John Morris, blogger, disability advocate and founder of Wheelchairtravel.org said that “despite the fact that there was abuse, with some nondisabled people falsely representing their pets as emotional support animals, new restrictions on the carriage of those animals are likely to cause problems for those who have a legitimate need for the companionship of an emotional support animal.
Accepting That Rules Change
The history of pets on flights may surprise you. In the past, it’s true that dogs, cats and, yes, miniature horses were given top priority as service animals. Now, the current rule reserves these spots for dogs only.
Morris is hopeful that the new documentation requirements for traditional service dogs will not be too significant a barrier to disabled people who must travel with a service animal. The Department of Transportation, he says, seems to have struck a reasonable balance after consultation with the disability community and industry stakeholders.
Kelly is also hopeful that the new rules from the DOT will still allow those with true physical or mental health needs to travel with their service animals and hope the industry will change. “There’s no doubt that the vast majority of pet owners would pay a premium to keep their pets safe while traveling, and I’d love to see airlines come up with innovative methods and guidelines safely allow people to travel with their furry friends,” says Kelly.
To reduce the stress of traveling as much as possible, educate yourself on the specifics of the airline you are flying.

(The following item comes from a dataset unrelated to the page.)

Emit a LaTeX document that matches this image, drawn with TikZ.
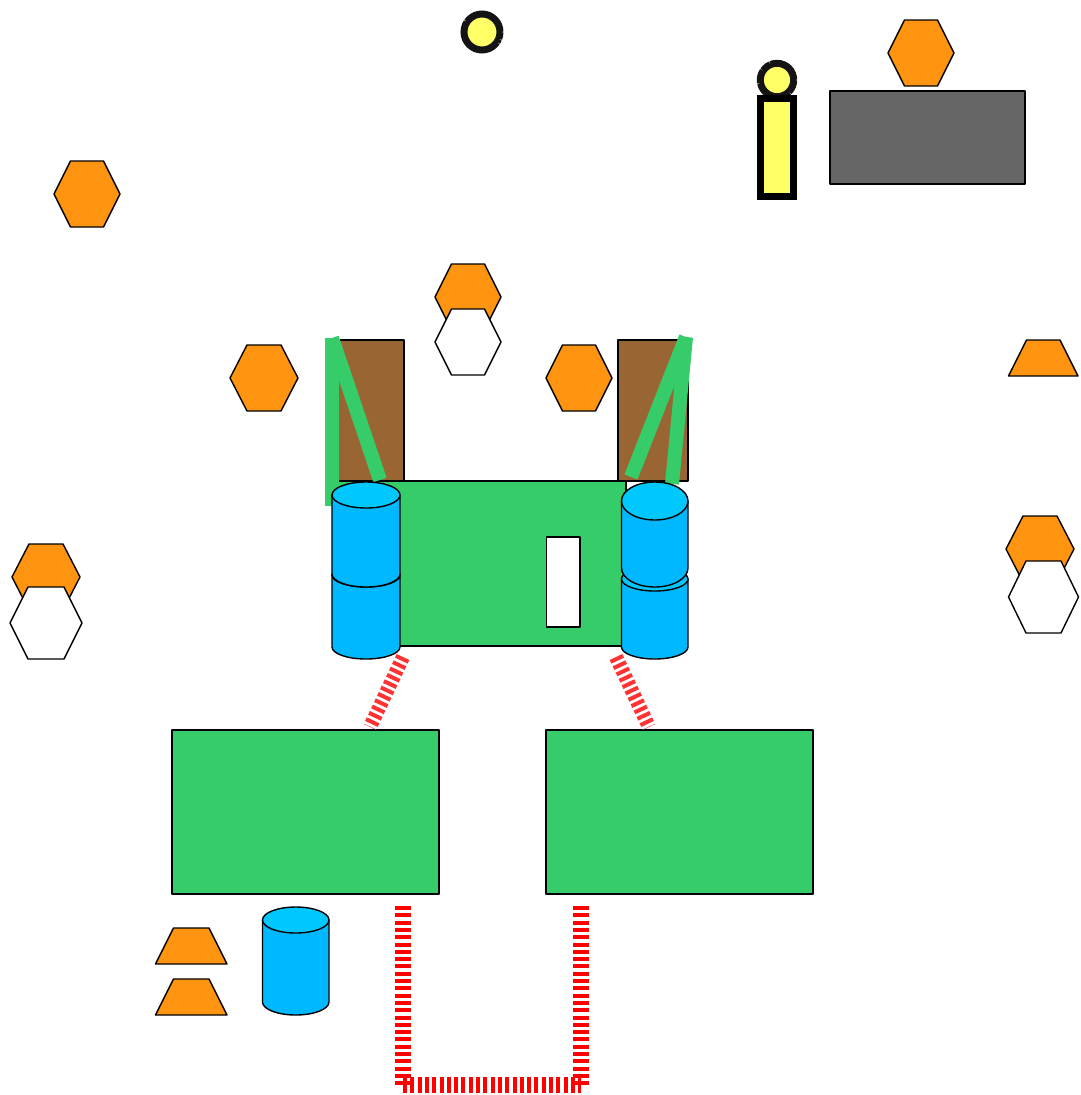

There are still some foggy areas. Delta, Southwest and others are still reviewing their policies, but by law, they are not required to accommodate nonservice animals. According to New Mobility magazine, people with disabilities plan on traveling, even through the pandemic, although probably staying closer to home and using a wide array of customizable vehicles.
Finding Comfort in Clarity
The updated service animal rules will require airlines to treat psychiatric service animals the same as other service animals. In exchange, the owner must provide documentation created by the Transportation Department. The forms are meant to ensure that owners are bringing pets that are healthy and well trained. If you are traveling over the holidays, check the current rules including a video with closed captioning.
Passengers with emotional support pets I spoke with were understanding. One snowbird in route to Florida will be sitting with their dog on their lap on a long drive down the East coast. Others said frankly it’s not an issue for them. Their family and beloved pet are staying put for the holidays, out of a fear of Covid-19, lack of funds or both.
Saving Your Mental Energy
Of course, if you are dead set on finding a shortcut or workaround, you will likely find yourself typing in ‘service dog certification’ in your browser’s search area. Don’t, say experts. Your best bet is to know the current rules and follow them using the DOT guidelines. Your first red flag should be that most of these sites make no reference to the updated rules. The logos are also strikingly similar to the official ADA service dog certification, which can be confusing. Avoid the rabbit hole. By falling into what may be a fraudulent scheme, you are making it more difficult for people with qualified service animals to travel without disruption and repeated questioning.